GIVEN REQUEST:
Can you copy out the data exactly? Leave the images out.
☆ ☆ ☆
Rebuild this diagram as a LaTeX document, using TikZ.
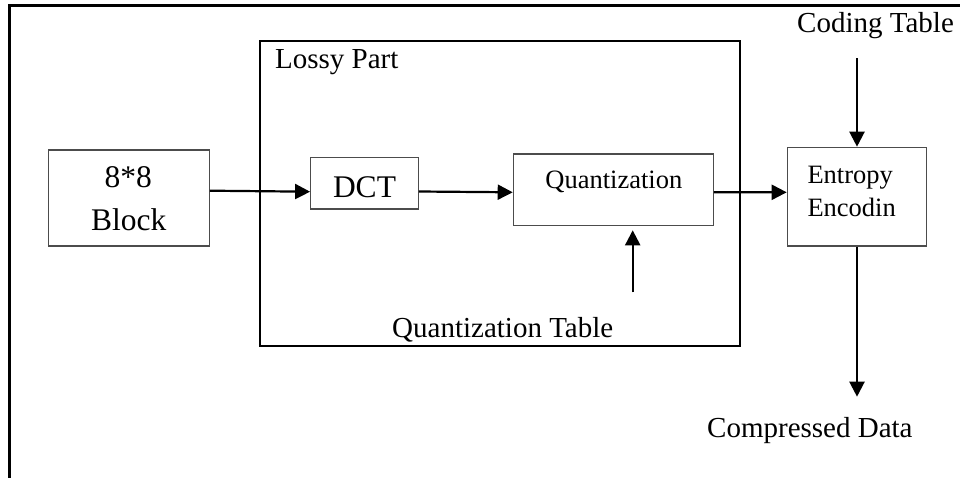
\documentclass[tikz,border=0pt]{standalone}
\usepackage{fontspec}
\setmainfont{Liberation Serif}
\usetikzlibrary{arrows.meta}

\tikzset{
  frameline/.style={line width=2.5pt, draw=black},
  blockbox/.style={draw=black!70, line width=1.2pt, rectangle, inner sep=0pt, fill=none},
  flow/.style={line width=2.2pt, -{Triangle[length=15pt, width=15pt]}},
  lbl/.style={inner sep=0pt, font=\fontsize{29}{34}\selectfont},
  bigtxt/.style={inner sep=0pt, font=\fontsize{31.5}{36}\selectfont},
  smalltxt/.style={inner sep=0pt, font=\fontsize{26.5}{31}\selectfont},
}

\begin{document}
\begin{tikzpicture}[x=1pt, y=-1pt]
  \useasboundingbox (0,0) rectangle (960,478);

  % outer frame (runs off the right and bottom edges)
  \draw[frameline] (9.7,485) -- (9.7,5.5) -- (970,5.5);

  % lossy part enclosure
  \draw[frameline] (260,41) rectangle (740,346);
  \node[lbl, anchor=base west] (lossy) at (275,68.3) {Lossy Part};

  % processing blocks
  \node[blockbox, minimum width=161pt, minimum height=96pt] (blk) at (128.8,198) {};
  \node[bigtxt, anchor=base] (blkA) at (128.3,187.7) {8*8};
  \node[bigtxt, anchor=base] (blkB) at (128.8,230.7) {Block};

  \node[blockbox, minimum width=107.6pt, minimum height=51.3pt] (dct) at (364.5,183.35) {};
  \node[bigtxt, anchor=base] (dcttxt) at (364.5,197.3) {DCT};

  \node[blockbox, minimum width=200pt, minimum height=71.7pt] (quant) at (613.3,189.85) {};
  \node[smalltxt, anchor=base] (quanttxt) at (613.8,188.3) {Quantization};

  \node[blockbox, minimum width=139.4pt, minimum height=98.7pt] (ent) at (857,196.65) {};
  \node[smalltxt, anchor=base west] (entA) at (807.3,183.3) {Entropy};
  \node[smalltxt, anchor=base west] (entB) at (807.3,216.7) {Encodin};

  % side labels
  \node[lbl, anchor=base west] (ctab) at (797,32.7) {Coding Table};
  \node[lbl, anchor=base west] (qtab) at (392,337.7) {Quantization Table};
  \node[lbl, anchor=base west] (cdata) at (707,437.7) {Compressed Data};

  % free ends of the side arrows
  \coordinate (ctin) at (857,58.3);
  \coordinate (cdout) at (857,396.7);
  \coordinate (qtin) at (632.7,292.3);

  % data flow
  \draw[flow] ([yshift=7.3pt]blk.east) -- ([yshift=-8.35pt]dct.west);
  \draw[flow] ([yshift=-8.15pt]dct.east) -- ([yshift=-2.45pt]quant.west);
  \draw[flow] ([yshift=-2.45pt]quant.east) -- ([yshift=4.35pt]ent.west);
  \draw[flow] (ctin) -- (ent.north);
  \draw[flow] (ent.south) -- (cdout);
  \draw[flow] (qtin) -- ([xshift=19.4pt, yshift=-4pt]quant.south);
\end{tikzpicture}
\end{document}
☆ ☆ ☆
SOLUTION FOR THIS TASK:
Rebuild this diagram as a LaTeX document, using TikZ.
\documentclass[tikz,border=0pt]{standalone}
\usepackage{fontspec}
\setmainfont{Liberation Serif}
\usetikzlibrary{arrows.meta}

\tikzset{
  frameline/.style={line width=2.5pt, draw=black},
  blockbox/.style={draw=black!70, line width=1.2pt, rectangle, inner sep=0pt, fill=none},
  flow/.style={line width=2.2pt, -{Triangle[length=15pt, width=15pt]}},
  lbl/.style={inner sep=0pt, font=\fontsize{29}{34}\selectfont},
  bigtxt/.style={inner sep=0pt, font=\fontsize{31.5}{36}\selectfont},
  smalltxt/.style={inner sep=0pt, font=\fontsize{26.5}{31}\selectfont},
}

\begin{document}
\begin{tikzpicture}[x=1pt, y=-1pt]
  \useasboundingbox (0,0) rectangle (960,478);

  % outer frame (runs off the right and bottom edges)
  \draw[frameline] (9.7,485) -- (9.7,5.5) -- (970,5.5);

  % lossy part enclosure
  \draw[frameline] (260,41) rectangle (740,346);
  \node[lbl, anchor=base west] (lossy) at (275,68.3) {Lossy Part};

  % processing blocks
  \node[blockbox, minimum width=161pt, minimum height=96pt] (blk) at (128.8,198) {};
  \node[bigtxt, anchor=base] (blkA) at (128.3,187.7) {8*8};
  \node[bigtxt, anchor=base] (blkB) at (128.8,230.7) {Block};

  \node[blockbox, minimum width=107.6pt, minimum height=51.3pt] (dct) at (364.5,183.35) {};
  \node[bigtxt, anchor=base] (dcttxt) at (364.5,197.3) {DCT};

  \node[blockbox, minimum width=200pt, minimum height=71.7pt] (quant) at (613.3,189.85) {};
  \node[smalltxt, anchor=base] (quanttxt) at (613.8,188.3) {Quantization};

  \node[blockbox, minimum width=139.4pt, minimum height=98.7pt] (ent) at (857,196.65) {};
  \node[smalltxt, anchor=base west] (entA) at (807.3,183.3) {Entropy};
  \node[smalltxt, anchor=base west] (entB) at (807.3,216.7) {Encodin};

  % side labels
  \node[lbl, anchor=base west] (ctab) at (797,32.7) {Coding Table};
  \node[lbl, anchor=base west] (qtab) at (392,337.7) {Quantization Table};
  \node[lbl, anchor=base west] (cdata) at (707,437.7) {Compressed Data};

  % free ends of the side arrows
  \coordinate (ctin) at (857,58.3);
  \coordinate (cdout) at (857,396.7);
  \coordinate (qtin) at (632.7,292.3);

  % data flow
  \draw[flow] ([yshift=7.3pt]blk.east) -- ([yshift=-8.35pt]dct.west);
  \draw[flow] ([yshift=-8.15pt]dct.east) -- ([yshift=-2.45pt]quant.west);
  \draw[flow] ([yshift=-2.45pt]quant.east) -- ([yshift=4.35pt]ent.west);
  \draw[flow] (ctin) -- (ent.north);
  \draw[flow] (ent.south) -- (cdout);
  \draw[flow] (qtin) -- ([xshift=19.4pt, yshift=-4pt]quant.south);
\end{tikzpicture}
\end{document}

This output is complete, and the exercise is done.